Xpress: A System For Dynamic, Context-Aware Robot Facial Expressions using Language Models
Victor Nikhil Antony, Maia Stiber, Chien-Ming Huang
TL;DR
Xpress presents a three-phase, LM-driven pipeline that generates context-aware robotic facial expressions as a temporal trajectory $\tau_{face}$ conditioned on interaction content and socio-emotional context $\{z_T,z_C\}$. By coupling a flexible 28-DoF face with LM-based code generation, the approach enables dynamic, expressive, and contextually aligned facial behavior across storytelling and real-time conversation. Empirical evaluations show high executable-code rates (≈100%), substantial context alignment (≈71–75%), and strong expressiveness (≈3.6–3.9 on a 5-point scale), with notable variation in perceived intensity and some latency considerations in real-time deployment.
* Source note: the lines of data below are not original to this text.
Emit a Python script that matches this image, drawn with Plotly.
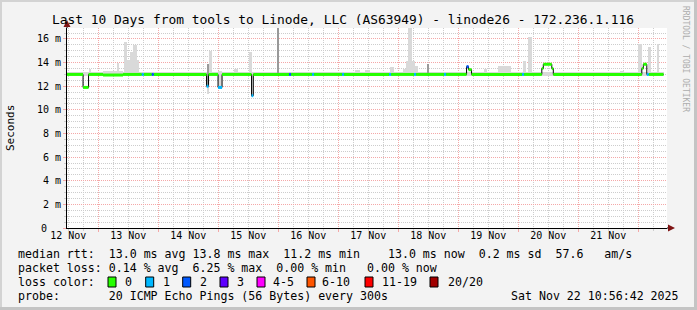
import plotly.graph_objects as go

# ---------------- data ----------------
# time axis: hours since 12 Nov 00:00
x_range = [11.48, 251.48]
y_range = [0, 16.93]

day_labels = ["12 Nov", "13 Nov", "14 Nov", "15 Nov", "16 Nov",
              "17 Nov", "18 Nov", "19 Nov", "20 Nov", "21 Nov"]
day_label_hours = [12, 36, 60, 84, 108, 132, 156, 180, 204, 228]

y_tick_vals = [0, 2, 4, 6, 8, 10, 12, 14, 16]
y_tick_text = ["", "2 m", "4 m", "6 m", "8 m", "10 m", "12 m", "14 m", "16 m"]
y_zero_label = "0"

# median rtt (ms) as step segments: start hour, value, lost pings
med_start = [11.5, 17.9, 20.1, 25.9, 33.9, 41.4, 42.2, 45.4, 46.2, 67.3,
             68.1, 71.9, 73.5, 85.3, 86.0, 100.3, 101.1, 109.5, 110.3, 121.5,
             122.3, 140.3, 141.1, 150.3, 151.1, 162.3, 163.1, 171.3, 172.1, 173.3,
             193.5, 194.3, 201.4, 202.0, 205.4, 206.0, 241.4, 242.0, 243.4, 244.2]
med_ms = [13.0, 11.9, 13.0, 12.95, 13.0, 13.0, 13.0, 13.0, 13.0, 12.0,
          13.0, 11.9, 13.0, 11.2, 13.0, 13.0, 13.0, 13.0, 13.0, 13.0,
          13.0, 13.0, 13.0, 13.0, 13.0, 13.0, 13.0, 13.66, 13.4, 13.0,
          13.0, 13.0, 13.5, 13.86, 13.5, 13.0, 13.5, 13.86, 13.0, 13.0]
med_loss = [0, 0, 0, 0, 0, 1, 0, 2, 0, 1,
            0, 1, 0, 1, 0, 2, 0, 1, 0, 1,
            0, 1, 0, 1, 0, 1, 0, 2, 0, 0,
            1, 0, 0, 0, 0, 0, 0, 0, 1, 0]
med_end = 250.1

# smoke (spread of the individual pings): start hour, end hour, low, high, shade
smoke_start = [11.5, 20.3, 25.9, 31.5, 34.3, 35.5, 36.7, 37.9, 39.5, 67.3,
               68.3, 71.9, 78.3, 84.3, 85.3, 126.7, 130.7, 140.7, 145.9, 147.4,
               148.0, 149.4, 150.7, 178.3, 183.9, 193.9, 195.9, 232.7, 239.9, 243.9,
               247.5, 67.3, 95.3, 155.5]
smoke_end = [250.1, 21.1, 33.9, 32.3, 35.5, 36.7, 37.9, 39.5, 40.3, 68.1,
             69.5, 73.5, 79.9, 85.5, 86.0, 128.7, 132.7, 142.3, 147.4, 148.0,
             149.4, 150.7, 151.9, 179.5, 189.1, 195.1, 197.5, 234.3, 241.5, 245.1,
             248.3, 68.1, 96.3, 156.1]
smoke_lo = [12.85, 12.9, 12.85, 12.9, 12.9, 12.9, 12.9, 12.9, 12.9, 11.35,
            12.9, 11.8, 12.9, 12.9, 11.1, 12.9, 12.9, 12.9, 12.9, 12.9,
            12.9, 12.9, 12.9, 12.9, 12.9, 12.9, 12.9, 12.9, 12.9, 12.9,
            12.9, 12.0, 12.9, 12.9]
smoke_hi = [13.18, 13.5, 13.25, 14.0, 15.75, 14.2, 14.9, 15.5, 14.2, 13.9,
            15.0, 13.3, 13.5, 14.9, 13.2, 13.4, 13.35, 13.6, 13.5, 14.1,
            16.93, 14.1, 13.7, 13.5, 13.7, 14.15, 16.2, 13.3, 15.6, 15.35,
            15.6, 13.9, 16.93, 13.9]
smoke_shade = ["L"] * 31 + ["D", "D", "D"]

loss_colors = {0: "#26ff00", 1: "#00b8ff", 2: "#0059ff", 3: "#5e00ff",
               4: "#ff00ff", 6: "#ff5500", 11: "#ff0000", 20: "#a10000"}
legend_labels = ["0", "1", "2", "3", "4-5", "6-10", "11-19", "20/20"]
legend_keys = [0, 1, 2, 3, 4, 6, 11, 20]
shade_colors = {"L": "#d9d9d9", "D": "#999999"}

title_text = "Last 10 Days from tools to Linode, LLC (AS63949) - linode26 - 172.236.1.116"
line1 = "median rtt:  13.0 ms avg 13.8 ms max  11.2 ms min    13.0 ms now  0.2 ms sd  57.6   am/s"
line2 = "packet loss: 0.14 % avg  6.25 % max  0.00 % min   0.00 % now"
line3 = "loss color:"
line4 = "probe:       20 ICMP Echo Pings (56 Bytes) every 300s"
stamp = "Sat Nov 22 10:56:42 2025"

# ---------------- layout helpers ----------------
W, H = 697, 310
PL, PR, PT, PB = 67, 667, 28, 228
MONO = "DejaVu Sans Mono"


def fx(x):
    return (x - PL) / (PR - PL)


def fy(y):
    return (PB - y) / (PB - PT)


def nb(s):
    return s.replace(" ", "\u00a0")


fig = go.Figure()

# smoke bars
for shade in ["L", "D"]:
    idx = [i for i, s in enumerate(smoke_shade) if s == shade]
    fig.add_trace(go.Bar(
        x=[(smoke_start[i] + smoke_end[i]) / 2 for i in idx],
        width=[smoke_end[i] - smoke_start[i] for i in idx],
        base=[smoke_lo[i] for i in idx],
        y=[smoke_hi[i] - smoke_lo[i] for i in idx],
        marker=dict(color=shade_colors[shade], line=dict(width=0)),
        hoverinfo="skip", xaxis="x", yaxis="y"))

# black median step line (shows the vertical transitions)
fig.add_trace(go.Scatter(
    x=med_start + [med_end], y=med_ms + [med_ms[-1]],
    mode="lines", line=dict(color="#000000", width=1, shape="hv"),
    hoverinfo="skip", xaxis="x2", yaxis="y"))

# coloured horizontal median segments by loss
seg_end = med_start[1:] + [med_end]
for key in sorted(set(med_loss)):
    xs, ys = [], []
    for i, l in enumerate(med_loss):
        if l == key:
            xs += [med_start[i], seg_end[i], None]
            ys += [med_ms[i], med_ms[i], None]
    fig.add_trace(go.Scatter(
        x=xs, y=ys, mode="lines",
        line=dict(color=loss_colors[key], width=3),
        hoverinfo="skip", xaxis="x2", yaxis="y"))

red_grid = "#f4a8a8"
gray_grid = "#cdcdcd"
dash = "1px,1px"

fig.update_layout(
    width=W, height=H,
    margin=dict(l=PL, r=W - PR, t=PT, b=H - PB),
    paper_bgcolor="#f3f3f3", plot_bgcolor="#ffffff",
    showlegend=False, barmode="overlay", bargap=0, hovermode=False,
    xaxis=dict(range=x_range, tick0=0, dtick=24, showgrid=True,
               gridcolor=red_grid, griddash=dash, gridwidth=1,
               showticklabels=False, ticks="outside", ticklen=3,
               tickcolor=red_grid, zeroline=False,
               showline=True, linecolor="#000000", linewidth=1,
               minor=dict(tick0=0, dtick=6, showgrid=True, gridcolor=gray_grid,
                          griddash=dash, ticks="outside", ticklen=2,
                          tickcolor=gray_grid)),
    xaxis2=dict(range=x_range, overlaying="x", side="bottom", anchor="y",
                tickmode="array", tickvals=day_label_hours, ticktext=day_labels,
                showgrid=False, zeroline=False, ticks="", showline=False,
                tickfont=dict(family=MONO, size=10, color="#000000")),
    yaxis=dict(range=y_range, tickmode="array", tickvals=y_tick_vals,
               ticktext=y_tick_text, showgrid=True, gridcolor=red_grid,
               griddash=dash, ticks="outside", ticklen=3, tickcolor=red_grid,
               zeroline=False, showline=True, linecolor="#000000", linewidth=1,
               tickfont=dict(family=MONO, size=10, color="#000000"),
               minor=dict(tick0=0, dtick=0.5, showgrid=True, gridcolor=gray_grid,
                          griddash=dash, ticks="outside", ticklen=2,
                          tickcolor=gray_grid)),
)

shapes = []
# 3D frame
shapes.append(dict(type="rect", xref="paper", yref="paper", x0=fx(0), x1=fx(W),
                   y0=fy(0), y1=fy(2), fillcolor="#d3d3d3", line=dict(width=0), layer="below"))
shapes.append(dict(type="rect", xref="paper", yref="paper", x0=fx(0), x1=fx(2),
                   y0=fy(0), y1=fy(H), fillcolor="#d3d3d3", line=dict(width=0), layer="below"))
shapes.append(dict(type="rect", xref="paper", yref="paper", x0=fx(W - 3), x1=fx(W),
                   y0=fy(0), y1=fy(H), fillcolor="#c4c4c4", line=dict(width=0), layer="below"))
shapes.append(dict(type="rect", xref="paper", yref="paper", x0=fx(0), x1=fx(W),
                   y0=fy(H - 3), y1=fy(H), fillcolor="#c4c4c4", line=dict(width=0), layer="below"))
# axis extensions and arrows
shapes.append(dict(type="line", xref="paper", yref="paper", x0=fx(PL), x1=fx(PL),
                   y0=fy(PT), y1=fy(23), line=dict(color="#000000", width=1)))
shapes.append(dict(type="line", xref="paper", yref="paper", x0=fx(PR), x1=fx(670),
                   y0=fy(PB), y1=fy(PB), line=dict(color="#000000", width=1)))
arrow = "#7f1414"
shapes.append(dict(type="path", xref="paper", yref="paper",
                   path=f"M {fx(63.5)},{fy(27)} L {fx(70.5)},{fy(27)} L {fx(67)},{fy(20)} Z",
                   fillcolor=arrow, line=dict(color=arrow, width=0)))
shapes.append(dict(type="path", xref="paper", yref="paper",
                   path=f"M {fx(668)},{fy(224.5)} L {fx(668)},{fy(231.5)} L {fx(675)},{fy(228)} Z",
                   fillcolor=arrow, line=dict(color=arrow, width=0)))
# loss color swatches
sw_x = [108, 145.7, 182.7, 220, 257, 307, 365, 430]
lab_x = [123.3, 160.7, 197.7, 235, 271, 320, 380, 445.7]
for sx, key in zip(sw_x, legend_keys):
    shapes.append(dict(type="rect", xref="paper", yref="paper",
                       x0=fx(sx), x1=fx(sx + 8), y0=fy(277), y1=fy(287),
                       fillcolor=loss_colors[key], line=dict(color="#000000", width=1)))

ann = []
txt = dict(family=MONO, size=11.6, color="#000000")
ann.append(dict(text=nb(title_text), x=fx(343.3), y=fy(19), xref="paper", yref="paper",
                xanchor="center", yanchor="middle", showarrow=False,
                font=dict(family=MONO, size=12.9, color="#000000")))
ann.append(dict(text="Seconds", x=fx(10), y=fy(128), xref="paper", yref="paper",
                xanchor="center", yanchor="middle", showarrow=False, textangle=-90,
                font=dict(family=MONO, size=11, color="#000000")))
ann.append(dict(text=nb("RRDTOOL / TOBI OETIKER"), x=fx(686), y=fy(59), xref="paper",
                yref="paper", xanchor="center", yanchor="middle", showarrow=False,
                textangle=90, font=dict(family=MONO, size=8, color="#adadad")))
# y = 0 label, aligned with the digits of the other tick labels
ann.append(dict(text=y_zero_label, x=0, y=y_tick_vals[0], xref="paper", yref="y",
                xanchor="right", yanchor="middle", xshift=-(PL - 49), showarrow=False,
                font=dict(family=MONO, size=10, color="#000000")))
for t, yy in [(line1, 254), (line2, 268), (line3, 282), (line4, 296)]:
    ann.append(dict(text=nb(t), x=fx(16), y=fy(yy), xref="paper", yref="paper",
                    xanchor="left", yanchor="middle", showarrow=False, font=txt))
for lx, lab in zip(lab_x, legend_labels):
    ann.append(dict(text=lab, x=fx(lx), y=fy(282), xref="paper", yref="paper",
                    xanchor="left", yanchor="middle", showarrow=False, font=txt))
ann.append(dict(text=nb(stamp), x=fx(681), y=fy(296), xref="paper", yref="paper",
                xanchor="right", yanchor="middle", showarrow=False, font=txt))

fig.update_layout(shapes=shapes, annotations=ann)

fig.write_html("out.html", config={"displayModeBar": False})
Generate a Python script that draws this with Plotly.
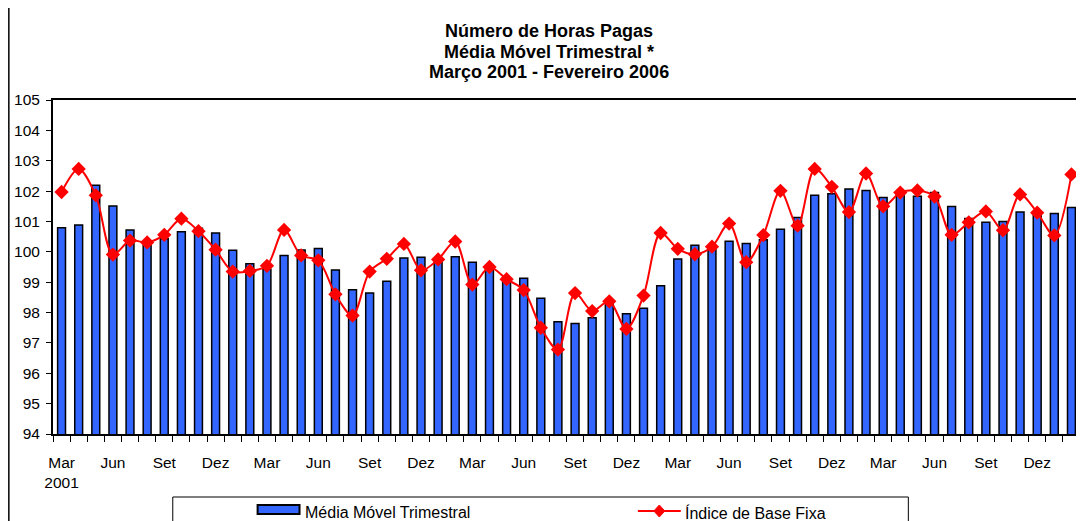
import plotly.graph_objects as go

# ---- data ----
month_names = ["Mar", "Abr", "Mai", "Jun", "Jul", "Ago", "Set", "Out", "Nov", "Dez", "Jan", "Fev"]
start_year = 2001
n_months = 60

media_movel = [
    100.79, 100.88, 102.19, 101.51, 100.72, 100.21, 100.43, 100.66, 100.78, 100.62,
    100.05, 99.61, 99.43, 99.88, 100.06, 100.11, 99.40, 98.75, 98.64, 99.03,
    99.80, 99.82, 99.78, 99.84, 99.66, 99.55, 99.05, 99.13, 98.47, 97.70,
    97.64, 97.83, 98.35, 97.96, 98.14, 98.88, 99.76, 100.22, 100.12, 100.35,
    100.27, 100.40, 100.74, 101.13, 101.86, 101.91, 102.07, 102.02, 101.79, 101.92,
    101.83, 101.95, 101.49, 101.10, 100.97, 101.00, 101.31, 101.27, 101.26, 101.46,
]

indice_base_fixa = [
    101.97, 102.73, 101.86, 99.91, 100.37, 100.31, 100.56, 101.09, 100.68, 100.07,
    99.35, 99.37, 99.54, 100.72, 99.88, 99.72, 98.60, 97.90, 99.35, 99.77,
    100.26, 99.39, 99.75, 100.34, 98.92, 99.50, 99.10, 98.74, 97.50, 96.78,
    98.64, 98.05, 98.37, 97.46, 98.56, 100.62, 100.10, 99.92, 100.17, 100.93,
    99.66, 100.55, 102.01, 100.86, 102.73, 102.14, 101.31, 102.58, 101.50, 101.95,
    102.02, 101.82, 100.56, 100.97, 101.33, 100.71, 101.89, 101.29, 100.54, 102.55,
]

title_lines = ["Número de Horas Pagas", "Média Móvel Trimestral *", "Março 2001 - Fevereiro 2006"]
legend_names = ["Média Móvel Trimestral", "Índice de Base Fixa"]

# categories
x_idx = list(range(n_months))
cat_labels = []
for i in range(n_months):
    m = month_names[i % 12]
    y = start_year + (i + 2) // 12
    cat_labels.append(f"{m} {y}")

tick_vals = list(range(0, n_months, 3))
tick_text = []
for i in tick_vals:
    m = month_names[i % 12]
    tick_text.append(m + ("<br>2001" if i == 0 else ""))

# ---- layout geometry (pixels, in reference-image coordinates) ----
OFF = 8  # page body margin of the rendered html
W, H = 1084 - OFF, 521 - OFF
PL, PR, PT, PB = 53, 1082, 100, 434   # plot area in reference pixels
ML, MT = PL - OFF, PT - OFF
MR = W - (PR - OFF)
MB = H - (PB - OFF)
PW, PH = PR - PL, PB - PT


def px(x):
    return (x - PL) / PW


def py(y):
    return (PB - y) / PH


FONT = "Arial, Liberation Sans, sans-serif"
BLUE = "#3366FF"
RED = "#FF0000"

fig = go.Figure()
fig.add_trace(go.Bar(
    x=x_idx, y=media_movel, name=legend_names[0], width=0.46,
    marker=dict(color=BLUE, line=dict(color="black", width=1.5)),
    showlegend=False, hovertext=cat_labels,
))
fig.add_trace(go.Scatter(
    x=x_idx, y=indice_base_fixa, name=legend_names[1], mode="lines+markers",
    line=dict(color=RED, width=2, shape="spline", smoothing=0.9),
    marker=dict(symbol="diamond", size=11, color=RED),
    showlegend=False, hovertext=cat_labels,
))

annotations = []
for t, yy in zip(title_lines, [31.5, 51.5, 71.5]):
    annotations.append(dict(
        text=f"<b>{t}</b>", x=px(550), y=py(yy), xref="paper", yref="paper",
        xanchor="center", yanchor="middle", showarrow=False,
        font=dict(family=FONT, size=18, color="black"),
    ))
annotations.append(dict(text=legend_names[0], x=px(303), y=py(512.5), xref="paper", yref="paper",
                        xanchor="left", yanchor="middle", showarrow=False,
                        font=dict(family=FONT, size=16, color="black")))
annotations.append(dict(text=legend_names[1], x=px(684), y=py(512.5), xref="paper", yref="paper",
                        xanchor="left", yanchor="middle", showarrow=False,
                        font=dict(family=FONT, size=16, color="black")))

cx, cy, dx, dy = 660.5, 511, 5.5, 6
diamond = (f"M {px(cx)} {py(cy - dy)} L {px(cx + dx)} {py(cy)} "
           f"L {px(cx)} {py(cy + dy)} L {px(cx - dx)} {py(cy)} Z")

shapes = [
    # outer chart border, left edge (as close to the page edge as the figure allows)
    dict(type="line", xref="paper", yref="paper", x0=px(OFF + 0.75), x1=px(OFF + 0.75),
         y0=py(-5), y1=py(530), line=dict(color="black", width=1.5)),
    dict(type="rect", xref="paper", yref="paper", x0=px(173), x1=px(910), y0=py(497), y1=py(540),
         line=dict(color="black", width=1)),
    dict(type="rect", xref="paper", yref="paper", x0=px(258), x1=px(300), y0=py(505), y1=py(514),
         fillcolor=BLUE, line=dict(color="black", width=2)),
    dict(type="line", xref="paper", yref="paper", x0=px(639), x1=px(682), y0=py(511), y1=py(511),
         line=dict(color=RED, width=2)),
    dict(type="path", xref="paper", yref="paper", path=diamond, fillcolor=RED, line=dict(color=RED, width=1)),
]

fig.update_layout(
    width=W, height=H, autosize=False,
    margin=dict(l=ML, r=MR, t=MT, b=MB, pad=0),
    paper_bgcolor="white", plot_bgcolor="white",
    font=dict(family=FONT, size=16, color="black"),
    annotations=annotations, shapes=shapes,
    showlegend=False,
)
fig.update_xaxes(
    range=[-0.5, n_months - 0.5], tickmode="array", tickvals=tick_vals, ticktext=tick_text,
    ticks="", showgrid=False, zeroline=False,
    showline=True, linecolor="black", linewidth=2, mirror=True,
    tickfont=dict(family=FONT, size=15.5, color="black"), ticklabelstandoff=13,
    minor=dict(tickmode="array", tickvals=[i - 0.5 for i in range(n_months + 1)],
               ticks="outside", ticklen=6, tickwidth=1, tickcolor="black"),
)
fig.update_yaxes(
    range=[94, 105], tickmode="linear", tick0=94, dtick=1,
    ticks="outside", ticklen=5, tickwidth=1, tickcolor="black",
    showgrid=False, zeroline=False,
    showline=True, linecolor="black", linewidth=2, mirror=True,
    tickfont=dict(family=FONT, size=15.5, color="black"), ticklabelstandoff=3,
)

fig.write_html("out.html")
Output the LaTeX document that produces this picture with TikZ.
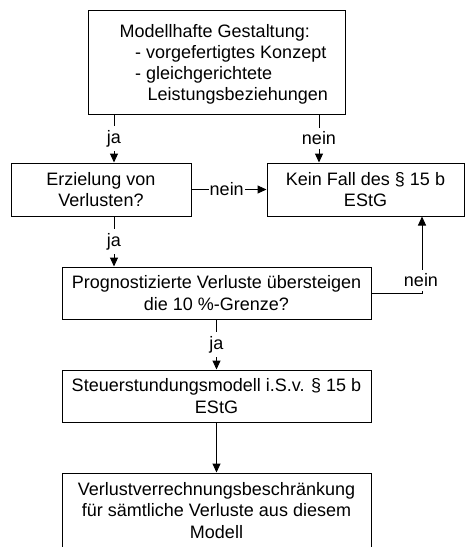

The work demonstrates the practical potential of LM-assisted expression generation in social robotics while outlining key extensions to multi-modal cues, co-creation, and real-time performance.
Abstract
Facial expressions are vital in human communication and significantly influence outcomes in human-robot interaction (HRI), such as likeability, trust, and companionship. However, current methods for generating robotic facial expressions are often labor-intensive, lack adaptability across contexts and platforms, and have limited expressive ranges--leading to repetitive behaviors that reduce interaction quality, particularly in long-term scenarios. We introduce Xpress, a system that leverages language models (LMs) to dynamically generate context-aware facial expressions for robots through a three-phase process: encoding temporal flow, conditioning expressions on context, and generating facial expression code. We demonstrated Xpress as a proof-of-concept through two user studies (n=15x2) and a case study with children and parents (n=13), in storytelling and conversational scenarios to assess the system's context-awareness, expressiveness, and dynamism. Results demonstrate Xpress's ability to dynamically produce expressive and contextually appropriate facial expressions, highlighting its versatility and potential in HRI applications.